**Exercise requirements**
Will you output all of the data below exactly, omitting the images?
====================
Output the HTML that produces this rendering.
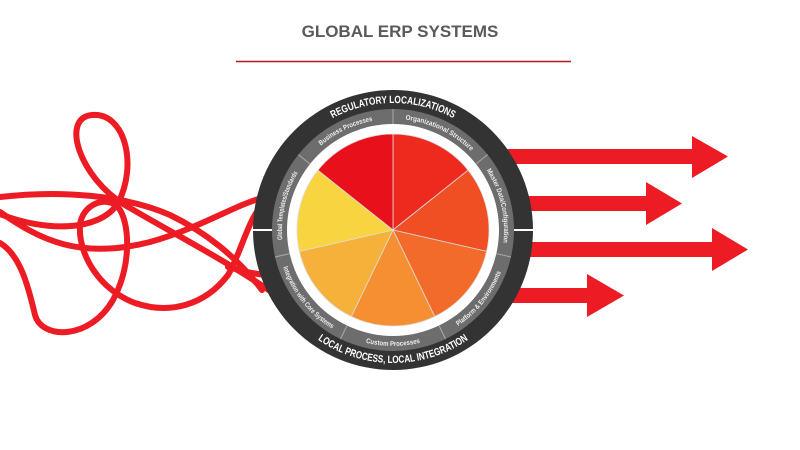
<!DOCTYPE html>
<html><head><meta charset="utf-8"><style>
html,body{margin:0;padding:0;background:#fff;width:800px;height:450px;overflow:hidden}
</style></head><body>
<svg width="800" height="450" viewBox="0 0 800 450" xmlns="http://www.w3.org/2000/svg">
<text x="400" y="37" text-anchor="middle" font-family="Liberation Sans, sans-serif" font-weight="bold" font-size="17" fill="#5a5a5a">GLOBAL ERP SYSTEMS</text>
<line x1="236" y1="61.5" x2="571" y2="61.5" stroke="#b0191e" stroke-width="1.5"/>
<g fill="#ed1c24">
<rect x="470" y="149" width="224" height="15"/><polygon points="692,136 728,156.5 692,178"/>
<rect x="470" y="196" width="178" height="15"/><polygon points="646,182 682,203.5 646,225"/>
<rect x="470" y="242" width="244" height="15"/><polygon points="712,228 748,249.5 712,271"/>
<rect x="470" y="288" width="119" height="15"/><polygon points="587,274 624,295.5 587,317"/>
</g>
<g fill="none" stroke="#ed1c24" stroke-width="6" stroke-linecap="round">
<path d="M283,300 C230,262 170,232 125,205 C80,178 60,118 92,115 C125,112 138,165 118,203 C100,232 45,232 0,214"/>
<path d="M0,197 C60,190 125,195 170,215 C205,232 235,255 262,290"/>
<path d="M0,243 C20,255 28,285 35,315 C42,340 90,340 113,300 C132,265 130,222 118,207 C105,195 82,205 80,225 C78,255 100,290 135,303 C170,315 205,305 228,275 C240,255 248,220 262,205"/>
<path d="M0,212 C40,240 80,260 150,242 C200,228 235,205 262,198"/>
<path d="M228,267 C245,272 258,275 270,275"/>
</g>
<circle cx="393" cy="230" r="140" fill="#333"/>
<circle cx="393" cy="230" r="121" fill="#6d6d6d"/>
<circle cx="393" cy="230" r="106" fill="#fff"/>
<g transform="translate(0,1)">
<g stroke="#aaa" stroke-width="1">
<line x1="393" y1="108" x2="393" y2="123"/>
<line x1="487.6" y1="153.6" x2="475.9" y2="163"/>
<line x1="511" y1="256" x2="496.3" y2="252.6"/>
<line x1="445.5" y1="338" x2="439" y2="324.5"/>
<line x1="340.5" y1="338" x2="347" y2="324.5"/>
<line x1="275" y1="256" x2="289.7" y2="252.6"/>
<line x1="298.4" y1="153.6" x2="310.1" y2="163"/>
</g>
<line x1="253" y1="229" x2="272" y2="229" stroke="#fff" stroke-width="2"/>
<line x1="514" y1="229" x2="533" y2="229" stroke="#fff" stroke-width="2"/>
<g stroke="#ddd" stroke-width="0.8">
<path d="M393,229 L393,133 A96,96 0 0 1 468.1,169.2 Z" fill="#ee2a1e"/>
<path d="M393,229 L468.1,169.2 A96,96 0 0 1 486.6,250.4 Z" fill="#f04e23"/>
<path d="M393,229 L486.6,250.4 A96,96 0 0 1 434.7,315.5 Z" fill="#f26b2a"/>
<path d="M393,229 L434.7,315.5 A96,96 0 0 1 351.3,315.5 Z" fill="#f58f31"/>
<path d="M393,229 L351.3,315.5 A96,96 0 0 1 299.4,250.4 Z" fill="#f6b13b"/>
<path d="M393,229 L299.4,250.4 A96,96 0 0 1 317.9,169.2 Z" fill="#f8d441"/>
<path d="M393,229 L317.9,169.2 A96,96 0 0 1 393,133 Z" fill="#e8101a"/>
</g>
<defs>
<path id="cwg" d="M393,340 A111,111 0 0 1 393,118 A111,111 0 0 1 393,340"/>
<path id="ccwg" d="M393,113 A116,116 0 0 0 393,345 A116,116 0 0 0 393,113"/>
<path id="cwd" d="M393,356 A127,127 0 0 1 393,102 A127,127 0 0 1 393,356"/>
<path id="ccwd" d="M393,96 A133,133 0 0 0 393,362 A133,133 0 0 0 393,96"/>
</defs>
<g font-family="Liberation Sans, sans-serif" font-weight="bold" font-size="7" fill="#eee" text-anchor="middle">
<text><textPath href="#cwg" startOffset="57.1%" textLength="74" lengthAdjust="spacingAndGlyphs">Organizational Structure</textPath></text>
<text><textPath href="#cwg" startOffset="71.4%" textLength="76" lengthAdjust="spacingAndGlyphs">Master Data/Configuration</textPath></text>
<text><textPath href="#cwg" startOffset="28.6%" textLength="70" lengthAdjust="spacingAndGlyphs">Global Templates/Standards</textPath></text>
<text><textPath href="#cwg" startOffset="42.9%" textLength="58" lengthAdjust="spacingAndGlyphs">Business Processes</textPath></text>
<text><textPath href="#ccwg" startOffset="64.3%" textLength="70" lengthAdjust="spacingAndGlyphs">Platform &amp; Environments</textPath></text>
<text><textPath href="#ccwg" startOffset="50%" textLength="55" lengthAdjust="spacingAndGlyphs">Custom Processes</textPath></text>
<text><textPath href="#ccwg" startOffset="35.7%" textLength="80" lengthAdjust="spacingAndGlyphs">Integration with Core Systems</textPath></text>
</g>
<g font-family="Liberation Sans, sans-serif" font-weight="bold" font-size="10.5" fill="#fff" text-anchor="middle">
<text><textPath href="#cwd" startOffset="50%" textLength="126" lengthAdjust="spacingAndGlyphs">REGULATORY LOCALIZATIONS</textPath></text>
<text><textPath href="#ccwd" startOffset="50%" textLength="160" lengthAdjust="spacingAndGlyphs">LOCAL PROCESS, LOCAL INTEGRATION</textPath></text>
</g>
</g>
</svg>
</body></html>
====================
**Response for this exercise**
Output the HTML that produces this rendering.
<!DOCTYPE html>
<html><head><meta charset="utf-8"><style>
html,body{margin:0;padding:0;background:#fff;width:800px;height:450px;overflow:hidden}
</style></head><body>
<svg width="800" height="450" viewBox="0 0 800 450" xmlns="http://www.w3.org/2000/svg">
<text x="400" y="37" text-anchor="middle" font-family="Liberation Sans, sans-serif" font-weight="bold" font-size="17" fill="#5a5a5a">GLOBAL ERP SYSTEMS</text>
<line x1="236" y1="61.5" x2="571" y2="61.5" stroke="#b0191e" stroke-width="1.5"/>
<g fill="#ed1c24">
<rect x="470" y="149" width="224" height="15"/><polygon points="692,136 728,156.5 692,178"/>
<rect x="470" y="196" width="178" height="15"/><polygon points="646,182 682,203.5 646,225"/>
<rect x="470" y="242" width="244" height="15"/><polygon points="712,228 748,249.5 712,271"/>
<rect x="470" y="288" width="119" height="15"/><polygon points="587,274 624,295.5 587,317"/>
</g>
<g fill="none" stroke="#ed1c24" stroke-width="6" stroke-linecap="round">
<path d="M283,300 C230,262 170,232 125,205 C80,178 60,118 92,115 C125,112 138,165 118,203 C100,232 45,232 0,214"/>
<path d="M0,197 C60,190 125,195 170,215 C205,232 235,255 262,290"/>
<path d="M0,243 C20,255 28,285 35,315 C42,340 90,340 113,300 C132,265 130,222 118,207 C105,195 82,205 80,225 C78,255 100,290 135,303 C170,315 205,305 228,275 C240,255 248,220 262,205"/>
<path d="M0,212 C40,240 80,260 150,242 C200,228 235,205 262,198"/>
<path d="M228,267 C245,272 258,275 270,275"/>
</g>
<circle cx="393" cy="230" r="140" fill="#333"/>
<circle cx="393" cy="230" r="121" fill="#6d6d6d"/>
<circle cx="393" cy="230" r="106" fill="#fff"/>
<g transform="translate(0,1)">
<g stroke="#aaa" stroke-width="1">
<line x1="393" y1="108" x2="393" y2="123"/>
<line x1="487.6" y1="153.6" x2="475.9" y2="163"/>
<line x1="511" y1="256" x2="496.3" y2="252.6"/>
<line x1="445.5" y1="338" x2="439" y2="324.5"/>
<line x1="340.5" y1="338" x2="347" y2="324.5"/>
<line x1="275" y1="256" x2="289.7" y2="252.6"/>
<line x1="298.4" y1="153.6" x2="310.1" y2="163"/>
</g>
<line x1="253" y1="229" x2="272" y2="229" stroke="#fff" stroke-width="2"/>
<line x1="514" y1="229" x2="533" y2="229" stroke="#fff" stroke-width="2"/>
<g stroke="#ddd" stroke-width="0.8">
<path d="M393,229 L393,133 A96,96 0 0 1 468.1,169.2 Z" fill="#ee2a1e"/>
<path d="M393,229 L468.1,169.2 A96,96 0 0 1 486.6,250.4 Z" fill="#f04e23"/>
<path d="M393,229 L486.6,250.4 A96,96 0 0 1 434.7,315.5 Z" fill="#f26b2a"/>
<path d="M393,229 L434.7,315.5 A96,96 0 0 1 351.3,315.5 Z" fill="#f58f31"/>
<path d="M393,229 L351.3,315.5 A96,96 0 0 1 299.4,250.4 Z" fill="#f6b13b"/>
<path d="M393,229 L299.4,250.4 A96,96 0 0 1 317.9,169.2 Z" fill="#f8d441"/>
<path d="M393,229 L317.9,169.2 A96,96 0 0 1 393,133 Z" fill="#e8101a"/>
</g>
<defs>
<path id="cwg" d="M393,340 A111,111 0 0 1 393,118 A111,111 0 0 1 393,340"/>
<path id="ccwg" d="M393,113 A116,116 0 0 0 393,345 A116,116 0 0 0 393,113"/>
<path id="cwd" d="M393,356 A127,127 0 0 1 393,102 A127,127 0 0 1 393,356"/>
<path id="ccwd" d="M393,96 A133,133 0 0 0 393,362 A133,133 0 0 0 393,96"/>
</defs>
<g font-family="Liberation Sans, sans-serif" font-weight="bold" font-size="7" fill="#eee" text-anchor="middle">
<text><textPath href="#cwg" startOffset="57.1%" textLength="74" lengthAdjust="spacingAndGlyphs">Organizational Structure</textPath></text>
<text><textPath href="#cwg" startOffset="71.4%" textLength="76" lengthAdjust="spacingAndGlyphs">Master Data/Configuration</textPath></text>
<text><textPath href="#cwg" startOffset="28.6%" textLength="70" lengthAdjust="spacingAndGlyphs">Global Templates/Standards</textPath></text>
<text><textPath href="#cwg" startOffset="42.9%" textLength="58" lengthAdjust="spacingAndGlyphs">Business Processes</textPath></text>
<text><textPath href="#ccwg" startOffset="64.3%" textLength="70" lengthAdjust="spacingAndGlyphs">Platform &amp; Environments</textPath></text>
<text><textPath href="#ccwg" startOffset="50%" textLength="55" lengthAdjust="spacingAndGlyphs">Custom Processes</textPath></text>
<text><textPath href="#ccwg" startOffset="35.7%" textLength="80" lengthAdjust="spacingAndGlyphs">Integration with Core Systems</textPath></text>
</g>
<g font-family="Liberation Sans, sans-serif" font-weight="bold" font-size="10.5" fill="#fff" text-anchor="middle">
<text><textPath href="#cwd" startOffset="50%" textLength="126" lengthAdjust="spacingAndGlyphs">REGULATORY LOCALIZATIONS</textPath></text>
<text><textPath href="#ccwd" startOffset="50%" textLength="160" lengthAdjust="spacingAndGlyphs">LOCAL PROCESS, LOCAL INTEGRATION</textPath></text>
</g>
</g>
</svg>
</body></html>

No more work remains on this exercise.